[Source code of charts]
★ ★ ★

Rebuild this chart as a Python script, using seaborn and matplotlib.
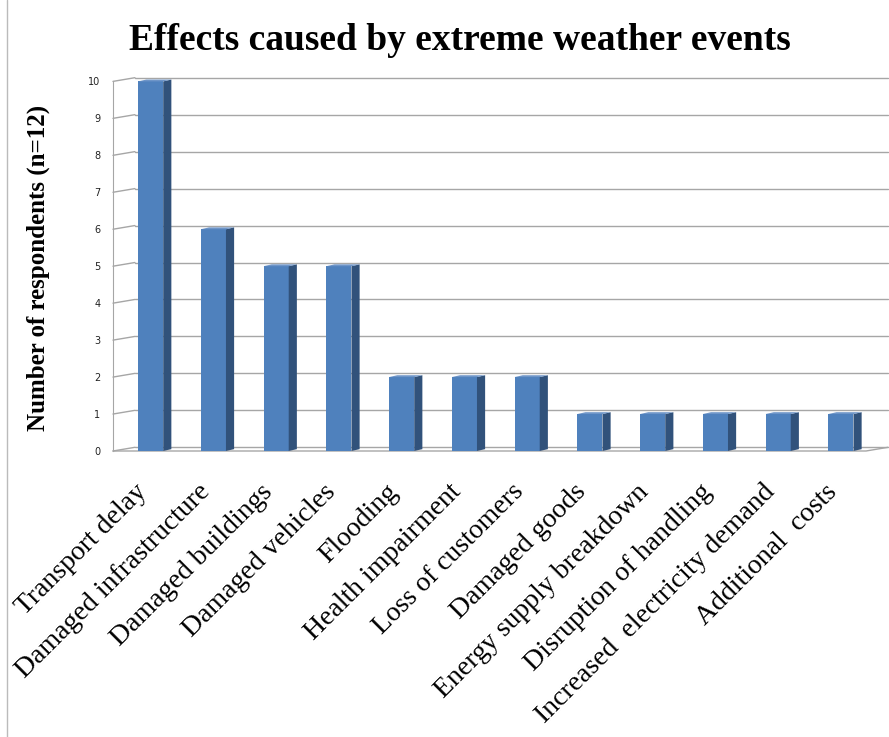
import matplotlib
matplotlib.use('Agg')
import matplotlib.pyplot as plt
import matplotlib.transforms as mtransforms
import seaborn as sns
import pandas as pd
from matplotlib.patches import Polygon
from matplotlib.lines import Line2D

effects = ['Transport delay', 'Damaged infrastructure', 'Damaged buildings',
           'Damaged vehicles', 'Flooding', 'Health impairment', 'Loss of customers',
           'Damaged goods', 'Energy supply breakdown', 'Disruption of handling',
           'Increased  electricity demand', 'Additional  costs']
respondents = [10, 6, 5, 5, 2, 2, 2, 1, 1, 1, 1, 1]
y_ticks = list(range(0, 11))

df = pd.DataFrame({'Effect': effects, 'Respondents': respondents})

sns.set_style('white')
serif = ['Liberation Serif', 'DejaVu Serif']

fig = plt.figure(figsize=(8.89, 7.37), dpi=100)
ax = fig.add_axes([113/889, 1-451/737, 775/889, 377/737])

front = '#4F81BD'
side = '#31527B'
top = '#6E95C8'
grid = '#A6A6A6'

n = len(effects)
# perspective offset of the back wall (in data units)
ox = 0.35
oy = 0.1

sns.barplot(data=df, x='Effect', y='Respondents', color=front, width=0.4,
            saturation=1, ax=ax, zorder=3)

# fake 3D depth on each bar
d = 0.13
dy = 0.05
for p in ax.patches:
    p.set_x(p.get_x() + 0.1)
    p.set_edgecolor('none')
    x0 = p.get_x()
    x1 = x0 + p.get_width()
    h = p.get_height()
    ax.add_patch(Polygon([(x1, 0), (x1 + d, dy), (x1 + d, h + dy), (x1, h)],
                         closed=True, facecolor=side, edgecolor='none', zorder=3))
    ax.add_patch(Polygon([(x0, h), (x0 + d, h + dy), (x1 + d, h + dy), (x1, h)],
                         closed=True, facecolor=top, edgecolor='none', zorder=3))

ax.set_xlim(-0.5, n - 0.5 + ox)
ax.set_ylim(0, 10.2)

# back wall gridlines and the slanted links to the y axis
for t in y_ticks:
    ax.plot([-0.5 + ox, n - 0.5 + ox], [t + oy, t + oy], color=grid, lw=1, zorder=1,
            clip_on=False)
    ax.plot([-0.5, -0.5 + ox], [t, t + oy], color=grid, lw=1, zorder=1, clip_on=False)
# floor front edge
ax.plot([-0.5, n - 0.5, n - 0.5 + ox], [0, 0, oy], color=grid, lw=1, zorder=2,
        clip_on=False)

ax.set_yticks(y_ticks)
ax.set_yticklabels([str(t) for t in y_ticks], fontsize=7, color='#222222')
ax.tick_params(axis='y', length=0, pad=9)

for s in ['top', 'right', 'bottom']:
    ax.spines[s].set_visible(False)
ax.spines['left'].set_color(grid)
ax.spines['left'].set_bounds(0, 10)

# category separator ticks under the floor
ax.set_xticks([i - 0.5 for i in range(n + 1)], minor=True)
ax.tick_params(axis='x', which='minor', length=7, color=grid, width=1)
ax.tick_params(axis='x', which='major', length=0, pad=24)
ax.set_xticks(range(n))
ax.set_xticklabels(effects, rotation=45, ha='right', rotation_mode='anchor',
                   fontsize=20, family=serif, color='black')
shift = mtransforms.ScaledTranslation(-0.1, 0.05, fig.dpi_scale_trans)
for lab in ax.get_xticklabels():
    lab.set_transform(lab.get_transform() + shift)

ax.set_xlabel('')
ax.set_ylabel('')
fig.text(38/889, 1-268/737, 'Number of respondents (n=12)', rotation=90,
         ha='center', va='center', fontsize=18, fontweight='bold', family=serif,
         color='black')

fig.text(460/889, 1-41/737, 'Effects caused by extreme weather events',
         ha='center', va='center', fontsize=27, fontweight='bold', family=serif,
         color='black')

fig.add_artist(Line2D([7/889, 7/889], [0, 1], transform=fig.transFigure,
                      color='#BBBBBB', linewidth=1))

fig.savefig('out.png', dpi=100)
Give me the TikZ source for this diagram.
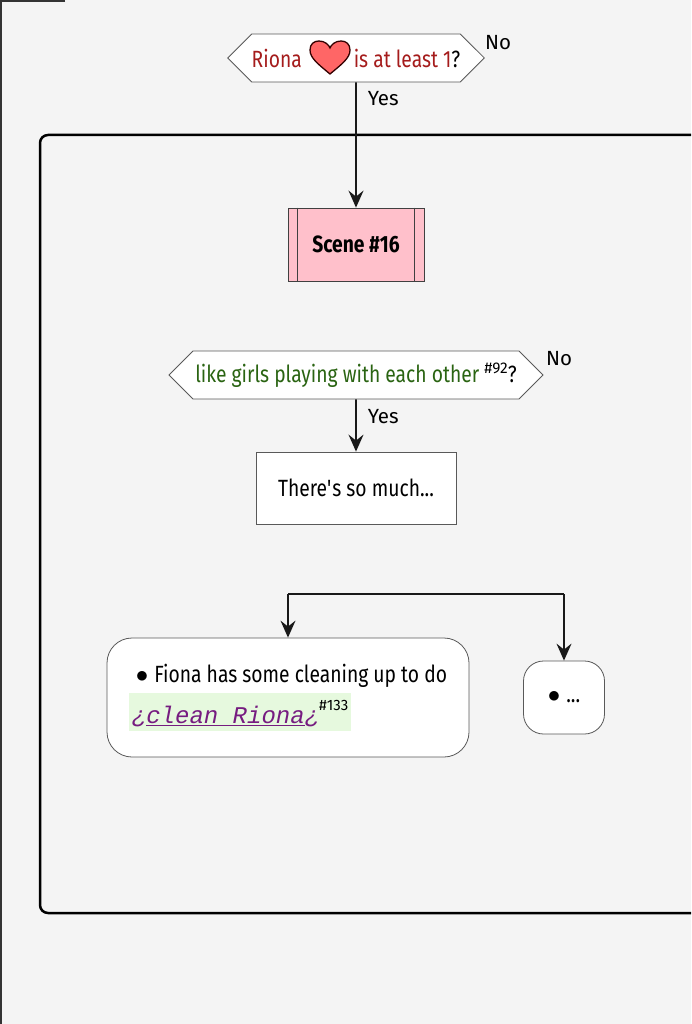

★ ★ ★

• Requirement: Print the records above exactly as they stand, but leave out the pictures.

• Solution to this problem:
Rebuild this chart as a Python script, using seaborn and matplotlib.
import matplotlib
matplotlib.use('Agg')
import matplotlib.pyplot as plt
import matplotlib.transforms as mtransforms
import seaborn as sns
import pandas as pd
from matplotlib.patches import Polygon
from matplotlib.lines import Line2D

effects = ['Transport delay', 'Damaged infrastructure', 'Damaged buildings',
           'Damaged vehicles', 'Flooding', 'Health impairment', 'Loss of customers',
           'Damaged goods', 'Energy supply breakdown', 'Disruption of handling',
           'Increased  electricity demand', 'Additional  costs']
respondents = [10, 6, 5, 5, 2, 2, 2, 1, 1, 1, 1, 1]
y_ticks = list(range(0, 11))

df = pd.DataFrame({'Effect': effects, 'Respondents': respondents})

sns.set_style('white')
serif = ['Liberation Serif', 'DejaVu Serif']

fig = plt.figure(figsize=(8.89, 7.37), dpi=100)
ax = fig.add_axes([113/889, 1-451/737, 775/889, 377/737])

front = '#4F81BD'
side = '#31527B'
top = '#6E95C8'
grid = '#A6A6A6'

n = len(effects)
# perspective offset of the back wall (in data units)
ox = 0.35
oy = 0.1

sns.barplot(data=df, x='Effect', y='Respondents', color=front, width=0.4,
            saturation=1, ax=ax, zorder=3)

# fake 3D depth on each bar
d = 0.13
dy = 0.05
for p in ax.patches:
    p.set_x(p.get_x() + 0.1)
    p.set_edgecolor('none')
    x0 = p.get_x()
    x1 = x0 + p.get_width()
    h = p.get_height()
    ax.add_patch(Polygon([(x1, 0), (x1 + d, dy), (x1 + d, h + dy), (x1, h)],
                         closed=True, facecolor=side, edgecolor='none', zorder=3))
    ax.add_patch(Polygon([(x0, h), (x0 + d, h + dy), (x1 + d, h + dy), (x1, h)],
                         closed=True, facecolor=top, edgecolor='none', zorder=3))

ax.set_xlim(-0.5, n - 0.5 + ox)
ax.set_ylim(0, 10.2)

# back wall gridlines and the slanted links to the y axis
for t in y_ticks:
    ax.plot([-0.5 + ox, n - 0.5 + ox], [t + oy, t + oy], color=grid, lw=1, zorder=1,
            clip_on=False)
    ax.plot([-0.5, -0.5 + ox], [t, t + oy], color=grid, lw=1, zorder=1, clip_on=False)
# floor front edge
ax.plot([-0.5, n - 0.5, n - 0.5 + ox], [0, 0, oy], color=grid, lw=1, zorder=2,
        clip_on=False)

ax.set_yticks(y_ticks)
ax.set_yticklabels([str(t) for t in y_ticks], fontsize=7, color='#222222')
ax.tick_params(axis='y', length=0, pad=9)

for s in ['top', 'right', 'bottom']:
    ax.spines[s].set_visible(False)
ax.spines['left'].set_color(grid)
ax.spines['left'].set_bounds(0, 10)

# category separator ticks under the floor
ax.set_xticks([i - 0.5 for i in range(n + 1)], minor=True)
ax.tick_params(axis='x', which='minor', length=7, color=grid, width=1)
ax.tick_params(axis='x', which='major', length=0, pad=24)
ax.set_xticks(range(n))
ax.set_xticklabels(effects, rotation=45, ha='right', rotation_mode='anchor',
                   fontsize=20, family=serif, color='black')
shift = mtransforms.ScaledTranslation(-0.1, 0.05, fig.dpi_scale_trans)
for lab in ax.get_xticklabels():
    lab.set_transform(lab.get_transform() + shift)

ax.set_xlabel('')
ax.set_ylabel('')
fig.text(38/889, 1-268/737, 'Number of respondents (n=12)', rotation=90,
         ha='center', va='center', fontsize=18, fontweight='bold', family=serif,
         color='black')

fig.text(460/889, 1-41/737, 'Effects caused by extreme weather events',
         ha='center', va='center', fontsize=27, fontweight='bold', family=serif,
         color='black')

fig.add_artist(Line2D([7/889, 7/889], [0, 1], transform=fig.transFigure,
                      color='#BBBBBB', linewidth=1))

fig.savefig('out.png', dpi=100)
Give me the TikZ source for this diagram.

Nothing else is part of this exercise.